*Objective*: Drop the images; return everything else in the listing below exactly.

*Provided entries*:
::::

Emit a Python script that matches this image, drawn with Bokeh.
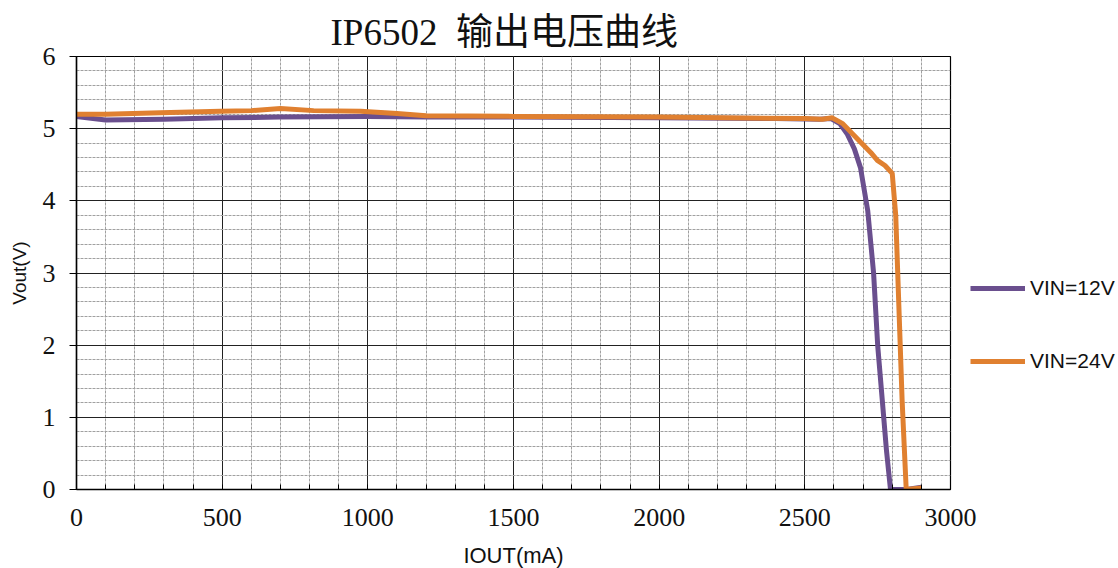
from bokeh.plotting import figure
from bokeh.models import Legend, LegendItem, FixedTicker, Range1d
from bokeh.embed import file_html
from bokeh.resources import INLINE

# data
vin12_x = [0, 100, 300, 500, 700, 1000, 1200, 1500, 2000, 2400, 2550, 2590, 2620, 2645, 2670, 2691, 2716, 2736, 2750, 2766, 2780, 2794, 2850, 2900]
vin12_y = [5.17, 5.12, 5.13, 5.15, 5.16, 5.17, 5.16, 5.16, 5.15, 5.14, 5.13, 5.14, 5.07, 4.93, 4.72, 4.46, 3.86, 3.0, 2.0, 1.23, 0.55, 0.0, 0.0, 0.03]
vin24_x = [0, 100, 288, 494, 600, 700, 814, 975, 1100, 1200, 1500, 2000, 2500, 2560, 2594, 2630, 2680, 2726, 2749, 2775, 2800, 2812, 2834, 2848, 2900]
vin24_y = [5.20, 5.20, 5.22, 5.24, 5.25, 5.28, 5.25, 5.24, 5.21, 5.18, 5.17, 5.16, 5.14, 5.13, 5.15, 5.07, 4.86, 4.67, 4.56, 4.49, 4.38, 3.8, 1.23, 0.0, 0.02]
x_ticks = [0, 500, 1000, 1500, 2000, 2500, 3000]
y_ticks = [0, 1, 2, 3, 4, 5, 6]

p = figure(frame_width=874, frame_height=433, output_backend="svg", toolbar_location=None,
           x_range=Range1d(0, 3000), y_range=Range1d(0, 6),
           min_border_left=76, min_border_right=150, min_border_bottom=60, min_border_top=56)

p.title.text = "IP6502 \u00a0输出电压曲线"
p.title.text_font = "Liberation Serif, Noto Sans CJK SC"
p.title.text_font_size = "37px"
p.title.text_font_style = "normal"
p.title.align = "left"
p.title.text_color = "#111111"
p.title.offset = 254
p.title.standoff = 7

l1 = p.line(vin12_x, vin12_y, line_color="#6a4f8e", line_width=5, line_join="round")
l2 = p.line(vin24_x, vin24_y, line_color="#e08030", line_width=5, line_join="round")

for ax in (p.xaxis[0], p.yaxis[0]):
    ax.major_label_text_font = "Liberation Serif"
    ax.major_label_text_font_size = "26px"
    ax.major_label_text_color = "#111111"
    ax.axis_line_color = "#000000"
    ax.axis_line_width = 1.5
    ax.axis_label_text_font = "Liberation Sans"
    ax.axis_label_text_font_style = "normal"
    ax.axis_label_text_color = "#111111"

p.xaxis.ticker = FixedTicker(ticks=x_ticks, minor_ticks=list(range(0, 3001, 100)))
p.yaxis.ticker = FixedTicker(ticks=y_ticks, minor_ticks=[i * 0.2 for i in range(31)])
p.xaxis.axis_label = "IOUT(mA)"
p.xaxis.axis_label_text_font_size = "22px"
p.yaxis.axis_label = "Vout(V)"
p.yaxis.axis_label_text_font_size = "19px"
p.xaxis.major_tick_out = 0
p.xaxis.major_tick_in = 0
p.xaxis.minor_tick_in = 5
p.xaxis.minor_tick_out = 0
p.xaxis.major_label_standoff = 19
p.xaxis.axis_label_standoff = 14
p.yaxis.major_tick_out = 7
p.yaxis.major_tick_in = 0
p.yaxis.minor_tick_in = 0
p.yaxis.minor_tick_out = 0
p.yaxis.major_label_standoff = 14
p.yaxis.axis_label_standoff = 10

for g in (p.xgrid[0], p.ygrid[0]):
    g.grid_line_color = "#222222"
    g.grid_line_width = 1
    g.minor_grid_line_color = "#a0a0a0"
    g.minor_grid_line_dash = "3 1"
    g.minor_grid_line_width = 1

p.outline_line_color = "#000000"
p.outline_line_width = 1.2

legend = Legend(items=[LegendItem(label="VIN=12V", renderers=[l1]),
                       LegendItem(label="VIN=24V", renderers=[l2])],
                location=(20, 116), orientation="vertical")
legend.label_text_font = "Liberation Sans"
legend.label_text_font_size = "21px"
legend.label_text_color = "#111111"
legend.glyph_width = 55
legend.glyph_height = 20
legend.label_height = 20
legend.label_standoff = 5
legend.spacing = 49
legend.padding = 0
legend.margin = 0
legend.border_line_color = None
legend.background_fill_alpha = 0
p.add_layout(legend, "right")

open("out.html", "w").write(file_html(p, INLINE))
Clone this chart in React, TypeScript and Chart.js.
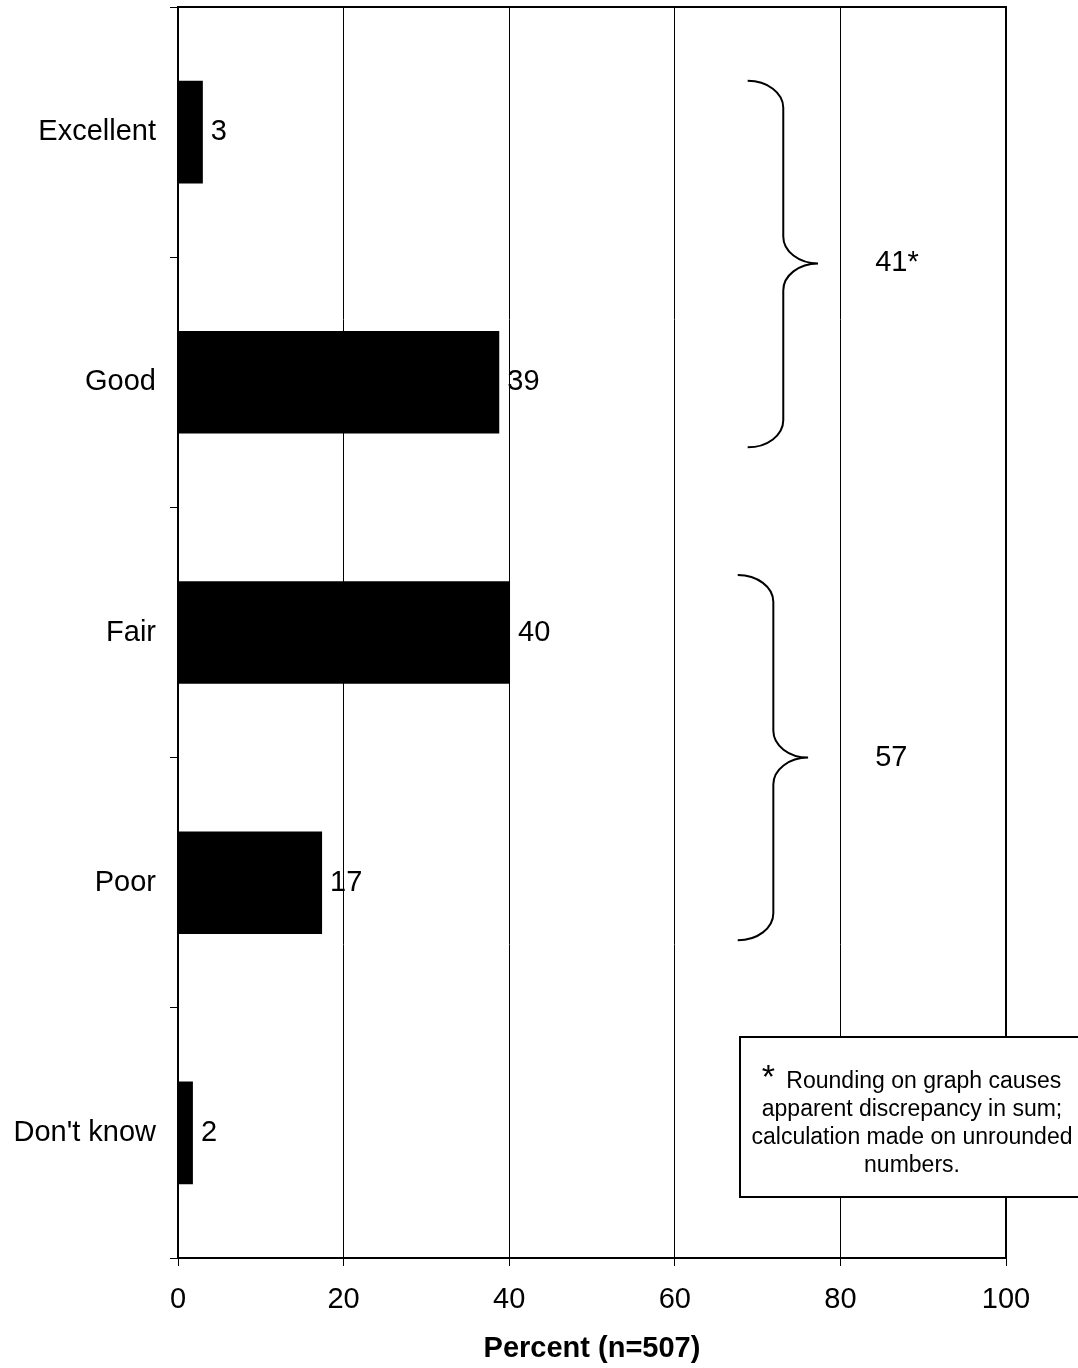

::::

*Task result*:
Emit a Python script that matches this image, drawn with Bokeh.
from bokeh.plotting import figure
from bokeh.models import Legend, LegendItem, FixedTicker, Range1d
from bokeh.embed import file_html
from bokeh.resources import INLINE

# data
vin12_x = [0, 100, 300, 500, 700, 1000, 1200, 1500, 2000, 2400, 2550, 2590, 2620, 2645, 2670, 2691, 2716, 2736, 2750, 2766, 2780, 2794, 2850, 2900]
vin12_y = [5.17, 5.12, 5.13, 5.15, 5.16, 5.17, 5.16, 5.16, 5.15, 5.14, 5.13, 5.14, 5.07, 4.93, 4.72, 4.46, 3.86, 3.0, 2.0, 1.23, 0.55, 0.0, 0.0, 0.03]
vin24_x = [0, 100, 288, 494, 600, 700, 814, 975, 1100, 1200, 1500, 2000, 2500, 2560, 2594, 2630, 2680, 2726, 2749, 2775, 2800, 2812, 2834, 2848, 2900]
vin24_y = [5.20, 5.20, 5.22, 5.24, 5.25, 5.28, 5.25, 5.24, 5.21, 5.18, 5.17, 5.16, 5.14, 5.13, 5.15, 5.07, 4.86, 4.67, 4.56, 4.49, 4.38, 3.8, 1.23, 0.0, 0.02]
x_ticks = [0, 500, 1000, 1500, 2000, 2500, 3000]
y_ticks = [0, 1, 2, 3, 4, 5, 6]

p = figure(frame_width=874, frame_height=433, output_backend="svg", toolbar_location=None,
           x_range=Range1d(0, 3000), y_range=Range1d(0, 6),
           min_border_left=76, min_border_right=150, min_border_bottom=60, min_border_top=56)

p.title.text = "IP6502 \u00a0输出电压曲线"
p.title.text_font = "Liberation Serif, Noto Sans CJK SC"
p.title.text_font_size = "37px"
p.title.text_font_style = "normal"
p.title.align = "left"
p.title.text_color = "#111111"
p.title.offset = 254
p.title.standoff = 7

l1 = p.line(vin12_x, vin12_y, line_color="#6a4f8e", line_width=5, line_join="round")
l2 = p.line(vin24_x, vin24_y, line_color="#e08030", line_width=5, line_join="round")

for ax in (p.xaxis[0], p.yaxis[0]):
    ax.major_label_text_font = "Liberation Serif"
    ax.major_label_text_font_size = "26px"
    ax.major_label_text_color = "#111111"
    ax.axis_line_color = "#000000"
    ax.axis_line_width = 1.5
    ax.axis_label_text_font = "Liberation Sans"
    ax.axis_label_text_font_style = "normal"
    ax.axis_label_text_color = "#111111"

p.xaxis.ticker = FixedTicker(ticks=x_ticks, minor_ticks=list(range(0, 3001, 100)))
p.yaxis.ticker = FixedTicker(ticks=y_ticks, minor_ticks=[i * 0.2 for i in range(31)])
p.xaxis.axis_label = "IOUT(mA)"
p.xaxis.axis_label_text_font_size = "22px"
p.yaxis.axis_label = "Vout(V)"
p.yaxis.axis_label_text_font_size = "19px"
p.xaxis.major_tick_out = 0
p.xaxis.major_tick_in = 0
p.xaxis.minor_tick_in = 5
p.xaxis.minor_tick_out = 0
p.xaxis.major_label_standoff = 19
p.xaxis.axis_label_standoff = 14
p.yaxis.major_tick_out = 7
p.yaxis.major_tick_in = 0
p.yaxis.minor_tick_in = 0
p.yaxis.minor_tick_out = 0
p.yaxis.major_label_standoff = 14
p.yaxis.axis_label_standoff = 10

for g in (p.xgrid[0], p.ygrid[0]):
    g.grid_line_color = "#222222"
    g.grid_line_width = 1
    g.minor_grid_line_color = "#a0a0a0"
    g.minor_grid_line_dash = "3 1"
    g.minor_grid_line_width = 1

p.outline_line_color = "#000000"
p.outline_line_width = 1.2

legend = Legend(items=[LegendItem(label="VIN=12V", renderers=[l1]),
                       LegendItem(label="VIN=24V", renderers=[l2])],
                location=(20, 116), orientation="vertical")
legend.label_text_font = "Liberation Sans"
legend.label_text_font_size = "21px"
legend.label_text_color = "#111111"
legend.glyph_width = 55
legend.glyph_height = 20
legend.label_height = 20
legend.label_standoff = 5
legend.spacing = 49
legend.padding = 0
legend.margin = 0
legend.border_line_color = None
legend.background_fill_alpha = 0
p.add_layout(legend, "right")

open("out.html", "w").write(file_html(p, INLINE))
Clone this chart in React, TypeScript and Chart.js.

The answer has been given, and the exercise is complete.